According to previous research, much of this methodological weakness can be attributed to two factors: disagreement about how to conceptualize and measure methodological quality in evaluation, and the context dependency of existing instruments that claim to measure such quality.
The concept quality is complex and multidimensional. It has been defined from different theoretical perspectives that variously emphasize individual concepts or sets of concepts dealing with, for example, internal, external and construct validity.
This theoretical diversity leads to different approaches to measuring research quality. The main approaches described in the literature are: (a) scales: tools where at least content, construct and criterion validity evidence was tested. These are usually structured into different dimensions, which are then either summed to obtain a global index or kept separate as various sub-indexes; (b) checklists: their main difference from scales is that checklists have not been tested through an extensive validation process; and (c) general recommendations: these take the form of advice, including general aspects to consider when assessing quality.

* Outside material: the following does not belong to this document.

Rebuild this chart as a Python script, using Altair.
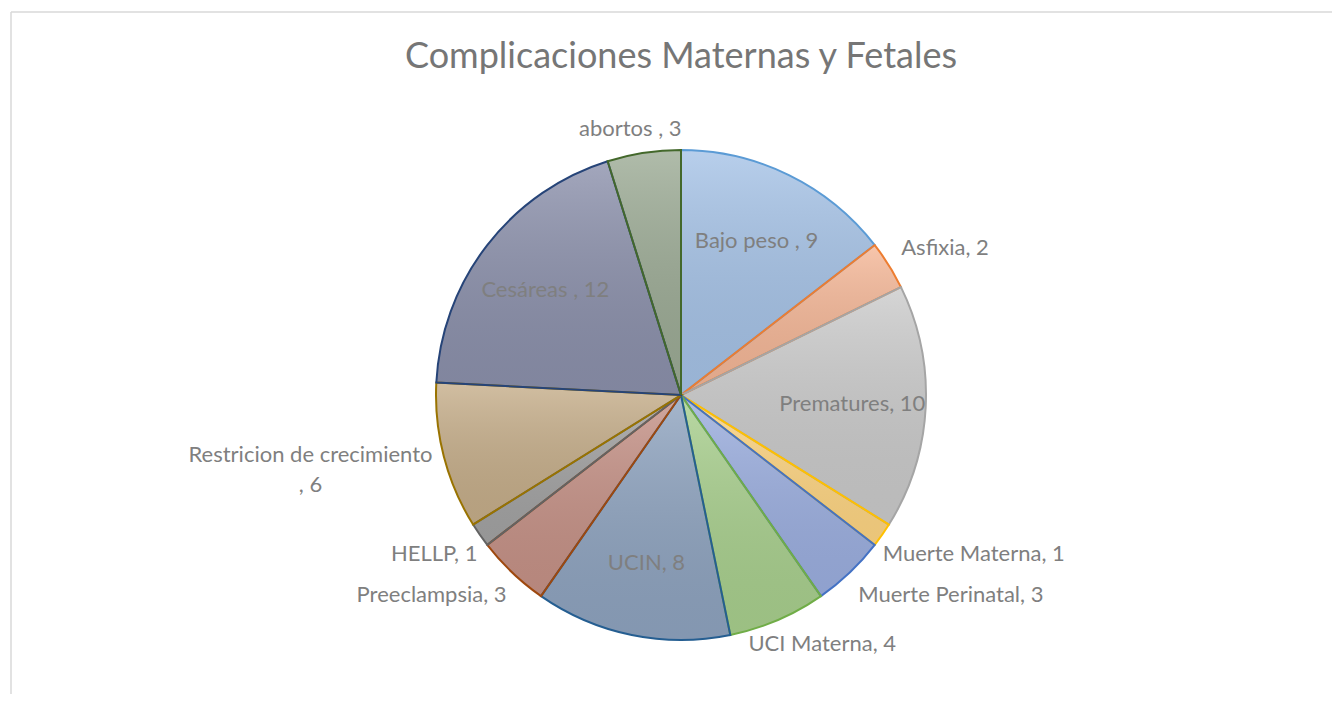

There is not a clear approach to measuring the methodological quality of the different experimental and quasi-experimental designs that are traditionally used in evaluation. The situation is even worse with most rated assessment techniques. The instruments and procedures available to measure methodological quality are even more controversial and less developed than methods for assessing the quality of experiments and quasi-experiments.
The second methodological weakness stems from the context dependency of the instruments used that reduces the chance of the information they generate to be general. Indeed, many tools are used on just one occasion, and so dependable knowledge about its psychometric properties, including reliability and validity, are rarely available.
In this Research Topic, first, we would like to describe the state of the art in assessing the methodological quality of interventions. We also would like to identify the better instruments independent of context, and especially to measure the methodological quality of different kinds of designs used to evaluate the effectiveness of a wide variety of social interventions. Finally, we will examine ongoing original work in different areas where methodological quality has been better assessed in order to estimate the extent to which method quality acts as a moderator variable influencing the size of the effect obtained.